I am currious about the differences between a dogs reaction to a human and an animal about to hurt its owner. My girl took on a crazy cow long enough for me to jump the fence. She also feels the kids fear when the pigs get to close to the yard, and chases them off, if any of the pigs nose touches me she takes it down. And just recently we brough home a new dog. He was tied up by the front door, during the introductions she acted as though she was protecting us from this new dog. White teth showing, growling, attacking, when we went back into the house, she stayed at the front door and step as if on guard, this is a door she has never been alowed to enter through, so no she was not just waiting for the oor to let her in:razz:. So I do know that if I am scared or in danger from an animal she will be there, but what about a human? Could my fear trigger the same response? And of couse the next question... if we were not at home to be scared, what would she do? I think nothing, but jump on them in over excitment?
Lori


----------



## Don Turnipseed (Oct 8, 2006)

lora andersen said:


> I am currious about the differences between a dogs reaction to a human and an animal about to hurt its owner. My girl took on a crazy cow long enough for me to jump the fence. She also feels the kids fear when the pigs get to close to the yard, and chases them off, if any of the pigs nose touches me she takes it down. And just recently we brough home a new dog. He was tied up by the front door, during the introductions she acted as though she was protecting us from this new dog. White teth showing, growling, attacking, when we went back into the house, she stayed at the front door and step as if on guard, this is a door she has never been alowed to enter through, so no she was not just waiting for the oor to let her in:razz:. So I do know that if I am scared or in danger from an animal she will be there, but what about a human? Could my fear trigger the same response? And of couse the next question... if we were not at home to be scared, what would she do? I think nothing, but jump on them in over excitment?
> Lori


Lori, I guess the answer is go to depend on who you are asking. I personally don't think you will see a difference with a sound dog that is protective. The problem is they are all neither sound nor protective . It isn't possible to really say how an individual dog is going to act without knowing the dog well.


----------



## Jennifer Marshall (Dec 13, 2007)

lora andersen said:


> And just recently we brough home a new dog. He was tied up by the front door, during the introductions she acted as though she was protecting us from this new dog. White teth showing, growling, attacking...

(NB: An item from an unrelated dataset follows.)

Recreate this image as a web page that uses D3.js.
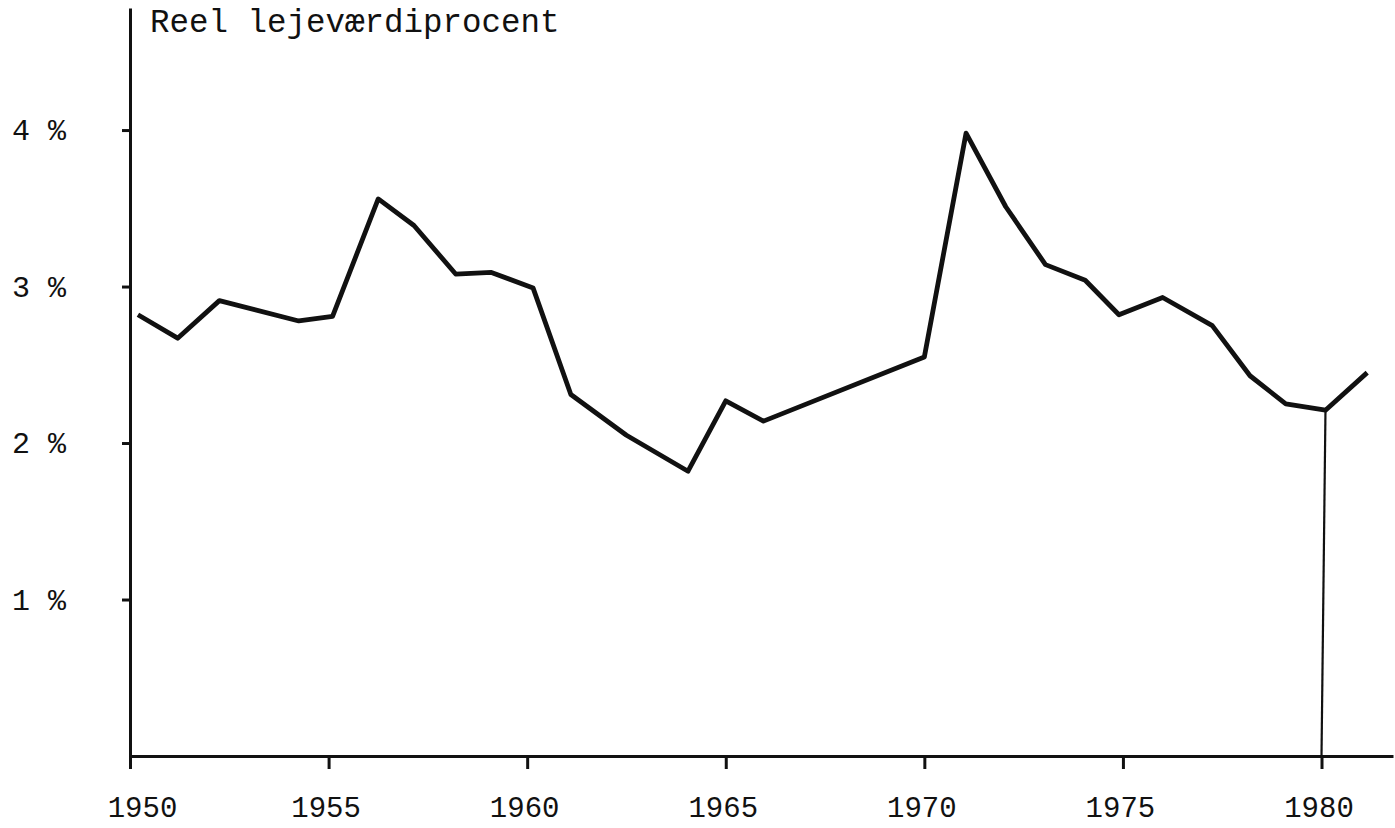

Ok I don't want to jump to conclusions which is why I am asking instead of making a statement... you brought a new dog home, left it tied up outside and your current dog attacked it? Or was she just lunging and snapping? Not to accuse you of anything but I think if this is the way you introduced a new dog into the family you may want to look up some information on how to do this so there is no conflict. Letting your dog be aggressive and take control in this way, when you are not afraid of/ or in danger of this new dog, is not a good start.


----------



## lora andersen (Jan 5, 2010)

Jennifer, you do not have to worry about the dogs in my care, it is all good! I did have her on a leash, and was suprised by her reaction! I had a hold of her the whole time. She did however get away from me a bit, I was amazed by her strength. I took her into the house to calm down, then took her to the front step and tied them just out of reach from each other, as soon as I was back in the house, she calmed down and wanted to play with him, they are the best of budies now!


----------



## Mike Lauer (Jul 26, 2009)

you can never know for sure
I have had the same conversations with people about other people
you say you could take a life, but you never really know until it happens


----------



## Ben Thompson (May 2, 2009)

Mike Lauer said:


> you can never know for sure
> I have had the same conversations with people about other people
> you say you could take a life, but you never really know until it happens


You can test your dogs to see how they react. I think a dog that guards the home is just that a guard dog....and some dogs just can't do it. Its not the same as a personal protection dog IMO.


----------



## Don Turnipseed (Oct 8, 2006)

There was a show on tv this moring about bear attacks in Ak. Women running down a trail with what looked like a Siorberian. Came around a curve and there were two bear cubs in the trail. They started to run toward her and she let the leash go. The dog did a quick about face and ran. Momma bear showed up and attacked the lady.


----------



## Nicole Stark (Jul 22, 2009)

Don Turnipseed said:


> There was a show on tv this moring about bear attacks in Ak. Women running down a trail with what looked like a Siorberian. Came around a curve and there were two bear cubs in the trail. They started to run toward her and she let the leash go. The dog did a quick about face and ran. Momma bear showed up and attacked the lady.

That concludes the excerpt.